# The exercise
Reproduce every line of the listing as written, apart from the pictures.

# Information shown
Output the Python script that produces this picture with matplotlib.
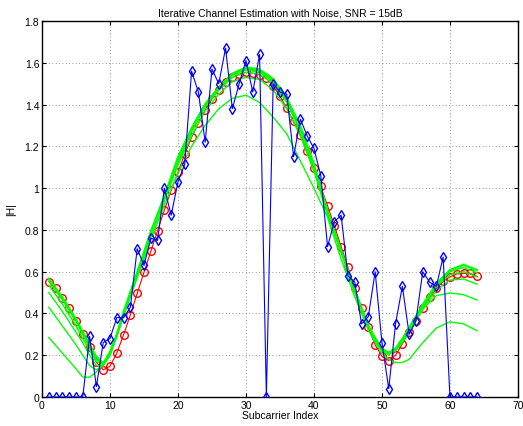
import matplotlib
matplotlib.use("Agg")
import matplotlib.pyplot as plt
import numpy as np

plt.rcParams['font.family'] = ['Liberation Sans', 'DejaVu Sans']

subcarriers = list(range(1, 65))

# raw LS estimate with noise (blue diamonds)
noisy = [0, 0, 0, 0, 0, 0, 0.29, 0.05, 0.26, 0.28,
         0.38, 0.38, 0.43, 0.71, 0.63, 0.76, 0.75, 1.00, 0.87, 1.03,
         1.115, 1.56, 1.46, 1.22, 1.57, 1.50, 1.67, 1.38, 1.50, 1.61,
         1.46, 1.64, 0, 1.50, 1.46, 1.45, 1.15, 1.33, 1.25, 1.19,
         1.06, 0.72, 0.84, 0.87, 0.58, 0.55, 0.35, 0.385, 0.60, 0.26,
         0.04, 0.35, 0.53, 0.30, 0.365, 0.60, 0.55, 0.53, 0.67, 0,
         0, 0, 0, 0]

# true channel (red circles)
true_h = [0.552, 0.52, 0.474, 0.426, 0.365, 0.30, 0.238, 0.166, 0.13, 0.147,
          0.21, 0.298, 0.394, 0.496, 0.597, 0.697, 0.796, 0.895, 0.99, 1.076,
          1.163, 1.243, 1.31, 1.374, 1.427, 1.471, 1.506, 1.53, 1.545, 1.554,
          1.55, 1.541, 1.526, 1.49, 1.44, 1.382, 1.32, 1.254, 1.177, 1.097,
          1.008, 0.915, 0.82, 0.72, 0.62, 0.52, 0.425, 0.334, 0.249, 0.195,
          0.174, 0.20, 0.254, 0.313, 0.365, 0.425, 0.477, 0.52, 0.553, 0.575,
          0.589, 0.592, 0.592, 0.577]

# iterative estimates (green), read at these subcarriers
gk = [1, 3, 5, 6, 7, 8, 9, 10, 11, 12, 14, 16, 18, 20, 22, 24, 26, 28, 30, 32,
      34, 36, 38, 40, 42, 44, 46, 48, 49, 50, 51, 52, 53, 54, 56, 58, 60, 62, 64]

iter1 = [0.285, 0.21, 0.135, 0.095, 0.095, 0.12, 0.16, 0.22, 0.30, 0.39, 0.57, 0.75,
         0.92, 1.07, 1.20, 1.30, 1.38, 1.43, 1.445, 1.41, 1.34, 1.26, 1.13, 1.00,
         0.86, 0.66, 0.48, 0.32, 0.26, 0.21, 0.18, 0.165, 0.165, 0.18, 0.26, 0.33,
         0.36, 0.35, 0.317]
iter2 = [0.43, 0.34, 0.25, 0.20, 0.15, 0.13, 0.15, 0.21, 0.29, 0.39, 0.58, 0.77,
         0.94, 1.11, 1.25, 1.37, 1.45, 1.51, 1.53, 1.52, 1.47, 1.38, 1.25, 1.08,
         0.87, 0.69, 0.50, 0.34, 0.27, 0.22, 0.20, 0.23, 0.27, 0.32, 0.42, 0.485,
         0.498, 0.49, 0.464]
iter3 = [0.50, 0.41, 0.31, 0.26, 0.20, 0.15, 0.15, 0.20, 0.29, 0.39, 0.59, 0.78,
         0.95, 1.12, 1.27, 1.39, 1.47, 1.53, 1.555, 1.545, 1.50, 1.41, 1.27, 1.10,
         0.88, 0.70, 0.51, 0.34, 0.28, 0.23, 0.21, 0.22, 0.26, 0.31, 0.42, 0.51,
         0.56, 0.565, 0.54]
iter4 = [0.535, 0.445, 0.34, 0.28, 0.225, 0.17, 0.155, 0.20, 0.29, 0.40, 0.59, 0.785,
         0.955, 1.13, 1.275, 1.395, 1.475, 1.54, 1.565, 1.555, 1.51, 1.42, 1.28, 1.10,
         0.885, 0.70, 0.51, 0.34, 0.28, 0.23, 0.21, 0.225, 0.27, 0.32, 0.43, 0.53,
         0.585, 0.60, 0.575]
iter5 = [0.555, 0.465, 0.36, 0.30, 0.24, 0.18, 0.16, 0.20, 0.30, 0.40, 0.59, 0.79,
         0.96, 1.14, 1.28, 1.40, 1.48, 1.545, 1.572, 1.56, 1.515, 1.425, 1.29, 1.11,
         0.89, 0.70, 0.51, 0.34, 0.28, 0.23, 0.21, 0.23, 0.27, 0.33, 0.44, 0.535,
         0.60, 0.62, 0.595]
iter6 = [0.565, 0.475, 0.37, 0.31, 0.25, 0.19, 0.16, 0.21, 0.30, 0.41, 0.60, 0.79,
         0.96, 1.15, 1.285, 1.40, 1.48, 1.545, 1.577, 1.565, 1.52, 1.43, 1.29, 1.11,
         0.89, 0.70, 0.51, 0.34, 0.28, 0.225, 0.21, 0.23, 0.28, 0.33, 0.44, 0.54,
         0.605, 0.63, 0.605]
iter7 = [0.57, 0.48, 0.375, 0.315, 0.255, 0.195, 0.165, 0.21, 0.305, 0.41, 0.60, 0.795,
         0.965, 1.15, 1.29, 1.405, 1.485, 1.55, 1.58, 1.57, 1.525, 1.435, 1.30, 1.12,
         0.895, 0.705, 0.515, 0.345, 0.285, 0.23, 0.215, 0.235, 0.28, 0.335, 0.445, 0.545,
         0.61, 0.635, 0.61]

iterations = [iter1, iter2, iter3, iter4, iter5, iter6, iter7]

xticks = [0, 10, 20, 30, 40, 50, 60, 70]
yticks = [0, 0.2, 0.4, 0.6, 0.8, 1.0, 1.2, 1.4, 1.6, 1.8]
ytick_labels = ['0', '0.2', '0.4', '0.6', '0.8', '1', '1.2', '1.4', '1.6', '1.8']

fig = plt.figure(figsize=(5.23, 4.27), dpi=100)
ax = fig.add_axes([0.0803, 0.0679, 0.910, 0.8806])

# true channel
ax.plot(subcarriers, true_h, color='red', marker='o', markerfacecolor='none',
        markersize=5.5, linewidth=0.8, zorder=2)

# iterative estimates
for est in iterations:
    ax.plot(gk, est, color=(0, 1, 0), linewidth=1.0, zorder=3)

# noisy estimate
ax.plot(subcarriers, noisy, color='blue', marker='d', markerfacecolor='none',
        markersize=5.5, linewidth=0.8, zorder=4)

ax.set_xlim(0, 70)
ax.set_ylim(0, 1.8)
ax.set_xticks(xticks)
ax.set_yticks(yticks)
ax.set_yticklabels(ytick_labels)
ax.tick_params(direction='in', length=3, top=True, right=True, labelsize=7.5, pad=2)
ax.grid(True, linestyle=(0, (1, 3)), color='#777777', linewidth=0.6)
for sp in ax.spines.values():
    sp.set_linewidth(1.0)

ax.set_title('Iterative Channel Estimation with Noise, SNR = 15dB', fontsize=7.5, pad=4)
ax.set_xlabel('Subcarrier Index', fontsize=7.5, labelpad=0)
ax.set_ylabel('|H|', fontsize=7.5, labelpad=6)

fig.savefig('out.png', dpi=100)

# Solution for this problem
Output the Python script that produces this picture with matplotlib.
import matplotlib
matplotlib.use("Agg")
import matplotlib.pyplot as plt
import numpy as np

plt.rcParams['font.family'] = ['Liberation Sans', 'DejaVu Sans']

subcarriers = list(range(1, 65))

# raw LS estimate with noise (blue diamonds)
noisy = [0, 0, 0, 0, 0, 0, 0.29, 0.05, 0.26, 0.28,
         0.38, 0.38, 0.43, 0.71, 0.63, 0.76, 0.75, 1.00, 0.87, 1.03,
         1.115, 1.56, 1.46, 1.22, 1.57, 1.50, 1.67, 1.38, 1.50, 1.61,
         1.46, 1.64, 0, 1.50, 1.46, 1.45, 1.15, 1.33, 1.25, 1.19,
         1.06, 0.72, 0.84, 0.87, 0.58, 0.55, 0.35, 0.385, 0.60, 0.26,
         0.04, 0.35, 0.53, 0.30, 0.365, 0.60, 0.55, 0.53, 0.67, 0,
         0, 0, 0, 0]

# true channel (red circles)
true_h = [0.552, 0.52, 0.474, 0.426, 0.365, 0.30, 0.238, 0.166, 0.13, 0.147,
          0.21, 0.298, 0.394, 0.496, 0.597, 0.697, 0.796, 0.895, 0.99, 1.076,
          1.163, 1.243, 1.31, 1.374, 1.427, 1.471, 1.506, 1.53, 1.545, 1.554,
          1.55, 1.541, 1.526, 1.49, 1.44, 1.382, 1.32, 1.254, 1.177, 1.097,
          1.008, 0.915, 0.82, 0.72, 0.62, 0.52, 0.425, 0.334, 0.249, 0.195,
          0.174, 0.20, 0.254, 0.313, 0.365, 0.425, 0.477, 0.52, 0.553, 0.575,
          0.589, 0.592, 0.592, 0.577]

# iterative estimates (green), read at these subcarriers
gk = [1, 3, 5, 6, 7, 8, 9, 10, 11, 12, 14, 16, 18, 20, 22, 24, 26, 28, 30, 32,
      34, 36, 38, 40, 42, 44, 46, 48, 49, 50, 51, 52, 53, 54, 56, 58, 60, 62, 64]

iter1 = [0.285, 0.21, 0.135, 0.095, 0.095, 0.12, 0.16, 0.22, 0.30, 0.39, 0.57, 0.75,
         0.92, 1.07, 1.20, 1.30, 1.38, 1.43, 1.445, 1.41, 1.34, 1.26, 1.13, 1.00,
         0.86, 0.66, 0.48, 0.32, 0.26, 0.21, 0.18, 0.165, 0.165, 0.18, 0.26, 0.33,
         0.36, 0.35, 0.317]
iter2 = [0.43, 0.34, 0.25, 0.20, 0.15, 0.13, 0.15, 0.21, 0.29, 0.39, 0.58, 0.77,
         0.94, 1.11, 1.25, 1.37, 1.45, 1.51, 1.53, 1.52, 1.47, 1.38, 1.25, 1.08,
         0.87, 0.69, 0.50, 0.34, 0.27, 0.22, 0.20, 0.23, 0.27, 0.32, 0.42, 0.485,
         0.498, 0.49, 0.464]
iter3 = [0.50, 0.41, 0.31, 0.26, 0.20, 0.15, 0.15, 0.20, 0.29, 0.39, 0.59, 0.78,
         0.95, 1.12, 1.27, 1.39, 1.47, 1.53, 1.555, 1.545, 1.50, 1.41, 1.27, 1.10,
         0.88, 0.70, 0.51, 0.34, 0.28, 0.23, 0.21, 0.22, 0.26, 0.31, 0.42, 0.51,
         0.56, 0.565, 0.54]
iter4 = [0.535, 0.445, 0.34, 0.28, 0.225, 0.17, 0.155, 0.20, 0.29, 0.40, 0.59, 0.785,
         0.955, 1.13, 1.275, 1.395, 1.475, 1.54, 1.565, 1.555, 1.51, 1.42, 1.28, 1.10,
         0.885, 0.70, 0.51, 0.34, 0.28, 0.23, 0.21, 0.225, 0.27, 0.32, 0.43, 0.53,
         0.585, 0.60, 0.575]
iter5 = [0.555, 0.465, 0.36, 0.30, 0.24, 0.18, 0.16, 0.20, 0.30, 0.40, 0.59, 0.79,
         0.96, 1.14, 1.28, 1.40, 1.48, 1.545, 1.572, 1.56, 1.515, 1.425, 1.29, 1.11,
         0.89, 0.70, 0.51, 0.34, 0.28, 0.23, 0.21, 0.23, 0.27, 0.33, 0.44, 0.535,
         0.60, 0.62, 0.595]
iter6 = [0.565, 0.475, 0.37, 0.31, 0.25, 0.19, 0.16, 0.21, 0.30, 0.41, 0.60, 0.79,
         0.96, 1.15, 1.285, 1.40, 1.48, 1.545, 1.577, 1.565, 1.52, 1.43, 1.29, 1.11,
         0.89, 0.70, 0.51, 0.34, 0.28, 0.225, 0.21, 0.23, 0.28, 0.33, 0.44, 0.54,
         0.605, 0.63, 0.605]
iter7 = [0.57, 0.48, 0.375, 0.315, 0.255, 0.195, 0.165, 0.21, 0.305, 0.41, 0.60, 0.795,
         0.965, 1.15, 1.29, 1.405, 1.485, 1.55, 1.58, 1.57, 1.525, 1.435, 1.30, 1.12,
         0.895, 0.705, 0.515, 0.345, 0.285, 0.23, 0.215, 0.235, 0.28, 0.335, 0.445, 0.545,
         0.61, 0.635, 0.61]

iterations = [iter1, iter2, iter3, iter4, iter5, iter6, iter7]

xticks = [0, 10, 20, 30, 40, 50, 60, 70]
yticks = [0, 0.2, 0.4, 0.6, 0.8, 1.0, 1.2, 1.4, 1.6, 1.8]
ytick_labels = ['0', '0.2', '0.4', '0.6', '0.8', '1', '1.2', '1.4', '1.6', '1.8']

fig = plt.figure(figsize=(5.23, 4.27), dpi=100)
ax = fig.add_axes([0.0803, 0.0679, 0.910, 0.8806])

# true channel
ax.plot(subcarriers, true_h, color='red', marker='o', markerfacecolor='none',
        markersize=5.5, linewidth=0.8, zorder=2)

# iterative estimates
for est in iterations:
    ax.plot(gk, est, color=(0, 1, 0), linewidth=1.0, zorder=3)

# noisy estimate
ax.plot(subcarriers, noisy, color='blue', marker='d', markerfacecolor='none',
        markersize=5.5, linewidth=0.8, zorder=4)

ax.set_xlim(0, 70)
ax.set_ylim(0, 1.8)
ax.set_xticks(xticks)
ax.set_yticks(yticks)
ax.set_yticklabels(ytick_labels)
ax.tick_params(direction='in', length=3, top=True, right=True, labelsize=7.5, pad=2)
ax.grid(True, linestyle=(0, (1, 3)), color='#777777', linewidth=0.6)
for sp in ax.spines.values():
    sp.set_linewidth(1.0)

ax.set_title('Iterative Channel Estimation with Noise, SNR = 15dB', fontsize=7.5, pad=4)
ax.set_xlabel('Subcarrier Index', fontsize=7.5, labelpad=0)
ax.set_ylabel('|H|', fontsize=7.5, labelpad=6)

fig.savefig('out.png', dpi=100)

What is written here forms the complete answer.